▶ **Stated task**: Set the data down again, exactly as it reads, but without the pictures.
******************************
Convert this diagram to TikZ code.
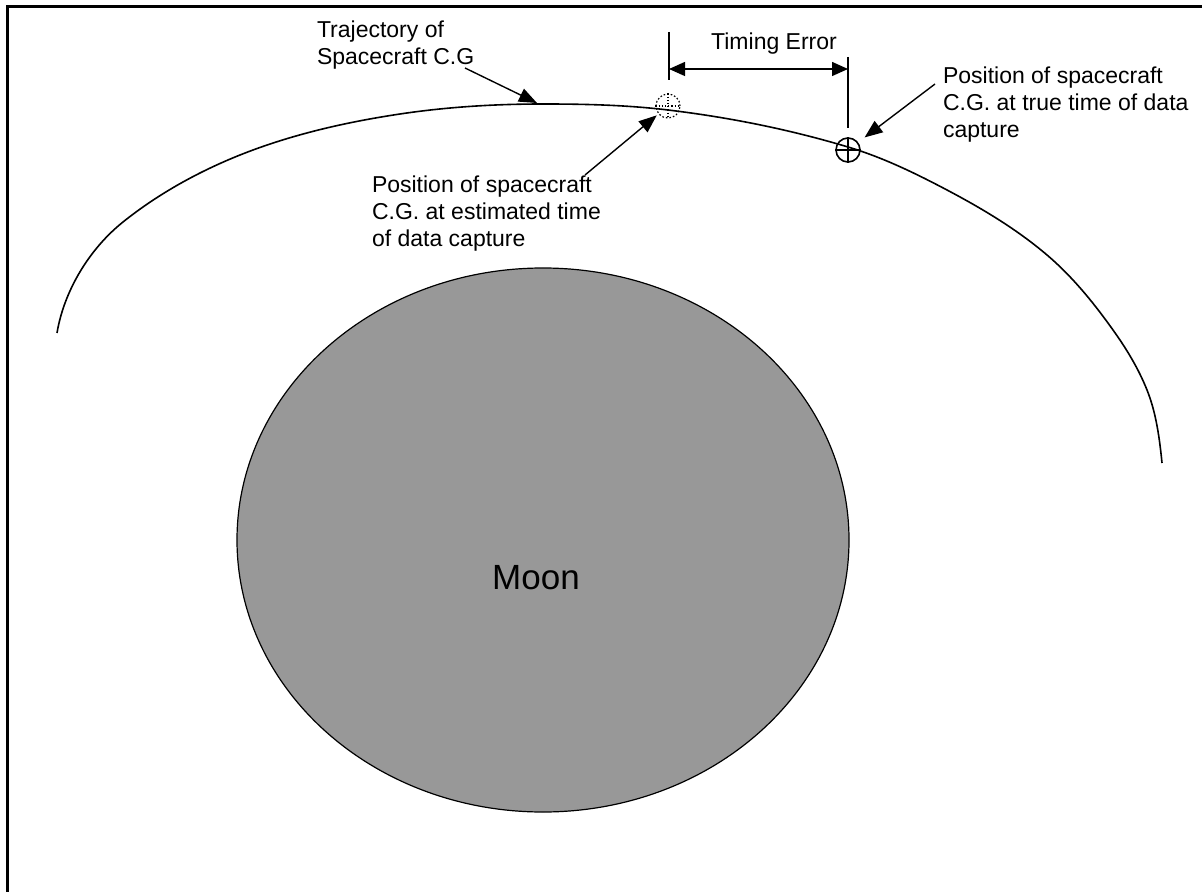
\documentclass[tikz,border=0pt]{standalone}
\usepackage{fontspec}
\setmainfont{Liberation Sans}
\usetikzlibrary{arrows.meta,shapes.geometric}
\begin{document}
\begin{tikzpicture}[x=0.5pt,y=-0.5pt,
  lbl/.style={inner sep=0pt, outer sep=0pt, align=left, font=\fontsize{11.5}{13.5}\selectfont},
  ptr/.style={-{Triangle[length=9pt,width=7pt]}, line width=0.7pt},
  dimarrow/.style={{Triangle[length=8pt,width=7pt]}-{Triangle[length=8pt,width=7pt]}, line width=0.7pt},
  tickline/.style={line width=0.8pt},
  orbit/.style={line width=0.8pt},
  framelines/.style={line width=1.5pt},
  posmark/.style={circle, draw, minimum size=12pt, inner sep=0pt, line width=0.8pt}]
\useasboundingbox (0,0) rectangle (1202,892);
\draw[framelines] (7,892) -- (7,7) -- (1202,7);
% Moon
\node[ellipse, draw, fill={rgb,255:red,152;green,152;blue,152}, line width=0.6pt,
      minimum width=306pt, minimum height=272pt, inner sep=0pt] (moon) at (543,540) {};
\node[inner sep=0pt, anchor=base, font=\fontsize{17.5}{21}\selectfont] (moonlbl) at (536,589) {Moon};
% orbit
\draw[orbit] (57,333)
  .. controls (64.1,290.6) and (89.4,248.9) .. (123,222)
  .. controls (158.1,193.9) and (198.3,171.7) .. (240,155)
  .. controls (291.1,134.6) and (345.5,122.2) .. (400,114)
  .. controls (447.3,106.9) and (495.2,104) .. (543,104)
  .. controls (584.7,104) and (626.6,105) .. (668,110)
  .. controls (728.9,117.3) and (789.3,129.4) .. (848,147)
  .. controls (882.5,157.3) and (915.2,173.2) .. (947,190)
  .. controls (982.2,208.6) and (1016.7,229.2) .. (1047,255)
  .. controls (1072.4,276.6) and (1093.7,302.9) .. (1113,330)
  .. controls (1126.4,348.7) and (1138.5,368.7) .. (1147,390)
  .. controls (1156.2,413) and (1159.5,438.3) .. (1162,463);
% positions
\node[posmark, densely dotted, line width=0.6pt] (est) at (668,106) {};
\draw[densely dotted, line width=0.6pt] (est.north) -- (est.south) (est.west) -- (est.east);
\node[posmark] (true) at (848,150) {};
\draw[line width=0.7pt] (true.north) -- (true.south) (true.west) -- (true.east);
% timing error
\coordinate (t1a) at (669,32);
\coordinate (t1b) at (669,80);
\coordinate (t2a) at (848,57);
\coordinate (t2b) at (848,128);
\coordinate (d1) at (669,69);
\coordinate (d2) at (848,69);
\draw[tickline] (t1a) -- (t1b);
\draw[tickline] (t2a) -- (t2b);
\draw[dimarrow] (d1) -- (d2);
\node[lbl, anchor=base] (telbl) at (774,50) {Timing Error};
% labels
\node[lbl, anchor=north west] (traj) at (317,21) {Trajectory of\\Spacecraft C.G};
\node[lbl, anchor=north west] (estlbl) at (372,176) {Position of spacecraft\\C.G. at estimated time\\of data capture};
\node[lbl, anchor=north west] (truelbl) at (943,67) {Position of spacecraft\\C.G. at true time of data\\capture};
% pointers
\coordinate (trajtail) at (465,68);
\coordinate (trajpt) at (537,103);
\coordinate (esttail) at (585,175);
\coordinate (truetail) at (935,84);
\draw[ptr] (trajtail) -- (trajpt);
\draw[ptr, shorten >=1pt] (esttail) -- (est);
\draw[ptr, shorten >=4pt] (truetail) -- (true);
\end{tikzpicture}
\end{document}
******************************
▶ **Final answer**:
Convert this diagram to TikZ code.
\documentclass[tikz,border=0pt]{standalone}
\usepackage{fontspec}
\setmainfont{Liberation Sans}
\usetikzlibrary{arrows.meta,shapes.geometric}
\begin{document}
\begin{tikzpicture}[x=0.5pt,y=-0.5pt,
  lbl/.style={inner sep=0pt, outer sep=0pt, align=left, font=\fontsize{11.5}{13.5}\selectfont},
  ptr/.style={-{Triangle[length=9pt,width=7pt]}, line width=0.7pt},
  dimarrow/.style={{Triangle[length=8pt,width=7pt]}-{Triangle[length=8pt,width=7pt]}, line width=0.7pt},
  tickline/.style={line width=0.8pt},
  orbit/.style={line width=0.8pt},
  framelines/.style={line width=1.5pt},
  posmark/.style={circle, draw, minimum size=12pt, inner sep=0pt, line width=0.8pt}]
\useasboundingbox (0,0) rectangle (1202,892);
\draw[framelines] (7,892) -- (7,7) -- (1202,7);
% Moon
\node[ellipse, draw, fill={rgb,255:red,152;green,152;blue,152}, line width=0.6pt,
      minimum width=306pt, minimum height=272pt, inner sep=0pt] (moon) at (543,540) {};
\node[inner sep=0pt, anchor=base, font=\fontsize{17.5}{21}\selectfont] (moonlbl) at (536,589) {Moon};
% orbit
\draw[orbit] (57,333)
  .. controls (64.1,290.6) and (89.4,248.9) .. (123,222)
  .. controls (158.1,193.9) and (198.3,171.7) .. (240,155)
  .. controls (291.1,134.6) and (345.5,122.2) .. (400,114)
  .. controls (447.3,106.9) and (495.2,104) .. (543,104)
  .. controls (584.7,104) and (626.6,105) .. (668,110)
  .. controls (728.9,117.3) and (789.3,129.4) .. (848,147)
  .. controls (882.5,157.3) and (915.2,173.2) .. (947,190)
  .. controls (982.2,208.6) and (1016.7,229.2) .. (1047,255)
  .. controls (1072.4,276.6) and (1093.7,302.9) .. (1113,330)
  .. controls (1126.4,348.7) and (1138.5,368.7) .. (1147,390)
  .. controls (1156.2,413) and (1159.5,438.3) .. (1162,463);
% positions
\node[posmark, densely dotted, line width=0.6pt] (est) at (668,106) {};
\draw[densely dotted, line width=0.6pt] (est.north) -- (est.south) (est.west) -- (est.east);
\node[posmark] (true) at (848,150) {};
\draw[line width=0.7pt] (true.north) -- (true.south) (true.west) -- (true.east);
% timing error
\coordinate (t1a) at (669,32);
\coordinate (t1b) at (669,80);
\coordinate (t2a) at (848,57);
\coordinate (t2b) at (848,128);
\coordinate (d1) at (669,69);
\coordinate (d2) at (848,69);
\draw[tickline] (t1a) -- (t1b);
\draw[tickline] (t2a) -- (t2b);
\draw[dimarrow] (d1) -- (d2);
\node[lbl, anchor=base] (telbl) at (774,50) {Timing Error};
% labels
\node[lbl, anchor=north west] (traj) at (317,21) {Trajectory of\\Spacecraft C.G};
\node[lbl, anchor=north west] (estlbl) at (372,176) {Position of spacecraft\\C.G. at estimated time\\of data capture};
\node[lbl, anchor=north west] (truelbl) at (943,67) {Position of spacecraft\\C.G. at true time of data\\capture};
% pointers
\coordinate (trajtail) at (465,68);
\coordinate (trajpt) at (537,103);
\coordinate (esttail) at (585,175);
\coordinate (truetail) at (935,84);
\draw[ptr] (trajtail) -- (trajpt);
\draw[ptr, shorten >=1pt] (esttail) -- (est);
\draw[ptr, shorten >=4pt] (truetail) -- (true);
\end{tikzpicture}
\end{document}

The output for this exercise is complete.